Mainstream

  • 24 Apr - 30 Apr, 2021
  • Mag The Weekly
  • Reviews

Gia Coppola’s first feature Palo Alto chronicled teenagers stumbling toward adulthood way back in distant 2013; her new Mainstream features a trio of 20-somethings plundering the Internet culture of their time, bartering their values for big cash and followers on social media but still, of course, looking for love. It's a messy, childish scrawl of a film, but it is high on energy. Andrew Garfield leaves his mark as a screaming, spontaneous, unstable genius who dazzles the Internet like a latter-day Jim Carrey in a Gen Z version of The Truman Show.
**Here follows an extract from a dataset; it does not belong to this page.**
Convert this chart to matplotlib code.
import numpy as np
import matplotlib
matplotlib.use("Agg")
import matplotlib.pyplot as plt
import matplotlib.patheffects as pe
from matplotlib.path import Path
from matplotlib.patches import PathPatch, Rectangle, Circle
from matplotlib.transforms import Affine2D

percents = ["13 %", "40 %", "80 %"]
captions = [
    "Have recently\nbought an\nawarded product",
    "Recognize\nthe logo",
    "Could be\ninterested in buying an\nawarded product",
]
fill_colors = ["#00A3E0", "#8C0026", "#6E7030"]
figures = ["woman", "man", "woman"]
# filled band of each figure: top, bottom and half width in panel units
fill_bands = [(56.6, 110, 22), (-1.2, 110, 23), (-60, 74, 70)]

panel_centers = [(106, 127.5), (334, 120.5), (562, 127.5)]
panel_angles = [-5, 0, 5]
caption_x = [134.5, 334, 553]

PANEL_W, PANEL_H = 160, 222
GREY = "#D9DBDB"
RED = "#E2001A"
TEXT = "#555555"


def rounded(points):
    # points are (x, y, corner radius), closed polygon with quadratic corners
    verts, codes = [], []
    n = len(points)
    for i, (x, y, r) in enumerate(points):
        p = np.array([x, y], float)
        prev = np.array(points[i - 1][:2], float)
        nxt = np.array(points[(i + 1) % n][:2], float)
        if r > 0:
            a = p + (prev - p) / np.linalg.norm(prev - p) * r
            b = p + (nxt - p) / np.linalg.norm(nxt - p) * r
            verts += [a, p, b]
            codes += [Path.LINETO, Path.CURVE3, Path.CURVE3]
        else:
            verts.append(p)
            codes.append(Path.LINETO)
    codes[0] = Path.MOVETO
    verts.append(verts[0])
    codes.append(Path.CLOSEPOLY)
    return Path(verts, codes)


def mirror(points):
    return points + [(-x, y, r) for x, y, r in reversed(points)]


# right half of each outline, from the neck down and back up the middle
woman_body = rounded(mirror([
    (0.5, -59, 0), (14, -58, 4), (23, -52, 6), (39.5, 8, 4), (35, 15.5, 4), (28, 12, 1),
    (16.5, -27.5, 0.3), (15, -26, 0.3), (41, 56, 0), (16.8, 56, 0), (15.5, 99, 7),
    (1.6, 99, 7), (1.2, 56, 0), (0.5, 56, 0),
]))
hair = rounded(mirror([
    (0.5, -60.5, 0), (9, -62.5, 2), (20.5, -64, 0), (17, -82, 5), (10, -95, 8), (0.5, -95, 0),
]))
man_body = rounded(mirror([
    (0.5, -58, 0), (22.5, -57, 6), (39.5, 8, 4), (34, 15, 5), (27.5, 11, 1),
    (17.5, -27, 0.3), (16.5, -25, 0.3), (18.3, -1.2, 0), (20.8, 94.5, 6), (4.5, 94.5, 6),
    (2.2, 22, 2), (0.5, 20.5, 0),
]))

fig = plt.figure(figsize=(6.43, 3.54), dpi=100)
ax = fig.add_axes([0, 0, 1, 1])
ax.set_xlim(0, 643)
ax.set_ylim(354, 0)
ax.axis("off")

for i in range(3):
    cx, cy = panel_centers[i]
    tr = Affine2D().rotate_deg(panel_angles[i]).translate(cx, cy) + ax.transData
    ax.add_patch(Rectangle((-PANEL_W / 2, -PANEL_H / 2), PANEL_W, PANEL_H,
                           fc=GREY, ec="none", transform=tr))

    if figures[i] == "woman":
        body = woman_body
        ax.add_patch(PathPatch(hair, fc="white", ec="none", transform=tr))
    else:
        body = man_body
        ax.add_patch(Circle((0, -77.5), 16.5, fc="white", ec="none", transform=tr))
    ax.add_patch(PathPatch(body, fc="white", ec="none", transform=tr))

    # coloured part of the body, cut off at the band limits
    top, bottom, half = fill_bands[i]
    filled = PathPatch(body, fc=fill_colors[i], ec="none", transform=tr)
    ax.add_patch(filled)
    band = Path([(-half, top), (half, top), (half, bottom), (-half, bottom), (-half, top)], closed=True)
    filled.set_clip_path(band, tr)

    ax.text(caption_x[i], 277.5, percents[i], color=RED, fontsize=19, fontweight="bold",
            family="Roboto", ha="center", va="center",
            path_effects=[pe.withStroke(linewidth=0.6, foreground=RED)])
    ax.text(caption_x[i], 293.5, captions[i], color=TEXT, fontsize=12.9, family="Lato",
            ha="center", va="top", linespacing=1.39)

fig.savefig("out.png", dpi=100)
Frankie (Maya Hawke) has dropped out of school after her father’s death and is working as a barista in a sordid club off Hollywood Boulevard, along with her sensitive buddy Jake (Nat Wolff), who can sing and write. Her chance encounter with a wacky young man in a cockroach costume (Garfield) stimulates her creative juices, among others, and they get acquainted in a string of weird encounters, which she tapes.
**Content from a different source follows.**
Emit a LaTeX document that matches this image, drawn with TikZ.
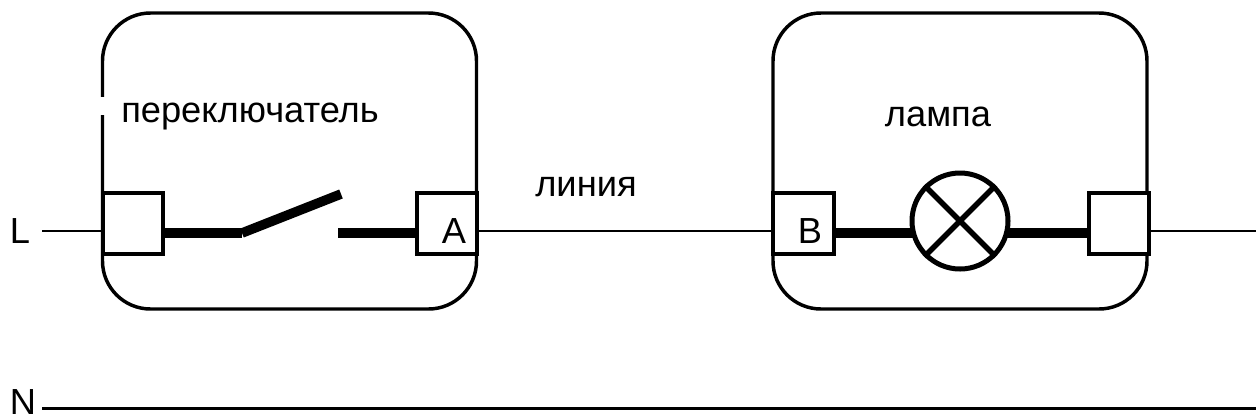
\documentclass[tikz,border=0pt]{standalone}
\usepackage{fontspec}
\setmainfont{Liberation Sans}

\tikzset{
	housing/.style={draw, rounded corners=36pt, line width=2.6pt, minimum width=280.5pt, minimum height=222pt},
	terminal/.style={draw, fill=white, line width=3pt, minimum width=45.5pt, minimum height=45.75pt, inner sep=0pt},
	thinwire/.style={line width=1.7pt},
	neutralwire/.style={line width=2.25pt},
	thickwire/.style={line width=7.2pt},
	lampline/.style={line width=4.2pt},
	caption/.style={inner sep=0pt, font=\fontsize{27.2}{32}\selectfont},
}

\begin{document}
\begin{tikzpicture}[x=0.75pt, y=-0.75pt]

	\useasboundingbox (0,0) rectangle (1256,419);

	%wire heights
	\def\thinY{231}
	\def\thickY{233}
	\def\neutralY{408}

	%free ends of the wires
	\coordinate (lineIn) at (42,\thinY);
	\coordinate (lineOut) at (1256,\thinY);
	\coordinate (neutralIn) at (42,\neutralY);
	\coordinate (neutralOut) at (1256,\neutralY);
	\coordinate (thickLevel) at (0,\thickY);

	%housings
	\node[housing] (switchBox) at (289.5,161) {};
	\node[housing] (lampBox) at (960,161) {};
	%gap in the switch housing
	\draw[white, line width=4pt] (102,97) -- (102,115);

	%terminals
	\node[terminal] (termIn) at (133,223.5) {};
	\node[terminal] (termA) at (447,223.5) {};
	\node[terminal] (termB) at (803.5,223.5) {};
	\node[terminal] (termOut) at (1119,223.5) {};

	%switch contacts
	\coordinate (hinge) at (242,\thickY);
	\coordinate (bladeEnd) at (341,194);
	\coordinate (contact) at (338,\thickY);

	%thin wires
	\draw[thinwire] (lineIn) -- (lineIn -| termIn.west);
	\draw[thinwire] (lineOut -| termA.east) -- (lineOut -| termB.west);
	\draw[thinwire] (lineOut -| termOut.east) -- (lineOut);
	\draw[neutralwire] (neutralIn) -- (neutralOut);

	%thick wires
	\draw[thickwire] (thickLevel -| termIn.east) -- (hinge);
	\draw[thickwire] (hinge) -- (bladeEnd);
	\draw[thickwire] (contact) -- (thickLevel -| termA.west);

	%lamp, the wires run under it
	\coordinate (lampCentre) at (960,221);
	\draw[thickwire] (thickLevel -| termB.east) -- (thickLevel -| lampCentre);
	\draw[thickwire] (thickLevel -| lampCentre) -- (thickLevel -| termOut.west);
	\node[draw, circle, fill=white, line width=3.75pt, minimum size=72pt, inner sep=0pt] (lamp) at (lampCentre) {};
	\draw[lampline] (lamp.north west) -- (lamp.south east);
	\draw[lampline] (lamp.north east) -- (lamp.south west);

	%labels
	\node[caption] (labelL) at (20,231) {L};
	\node[caption] (labelN) at (23,402) {N};
	\node[caption] (labelA) at (454,231) {A};
	\node[caption] (labelB) at (810,231) {B};
	\node[caption, anchor=base] (labelSwitch) at (250,122) {переключатель};
	\node[caption, anchor=base] (labelLamp) at (938,126) {лампа};
	\node[caption, anchor=base] (labelLine) at (586,196) {линия};

\end{tikzpicture}
\end{document}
Calling himself Link and looking like a blond beach boy, the mysterious fellow heats up the Internet when Frankie posts his loud-mouthed rants. He remains unimpressed. “You don’t realise how hard it is to get hits,” she gasps. He tells her he doesn’t own a phone.

Link orders his new followers to meet him after dark in a graveyard – of course they all show up – and to put their phones on a tombstone until the battery dies. More videos bring more fame and a savvy social media agent, played with sublime sleaze by Jason Schwartzman. Now money and sponsors raise their ugly heads, along with the need to keep increasing traffic.

Link, whose stage name is No One Special, is asked to host a game show written by Jake and run by Frankie. But when the camera’s on, no one can stop his outrageous stream of insults and nonsense. When he bullies a member of the audience (Alexa Demie) into posting her unmade-up face with a birthmark to her thousands of followers, tragedy follows. “The audience killed her,” he justifies himself. “I was just trying to wake them up.” Editor Glen Scantlebury does an inventive job carving a frantic pace out of thousands of disparate pieces of film and animation. Devonte Hines' score is deeply embedded in the imaginative, rather childish visuals.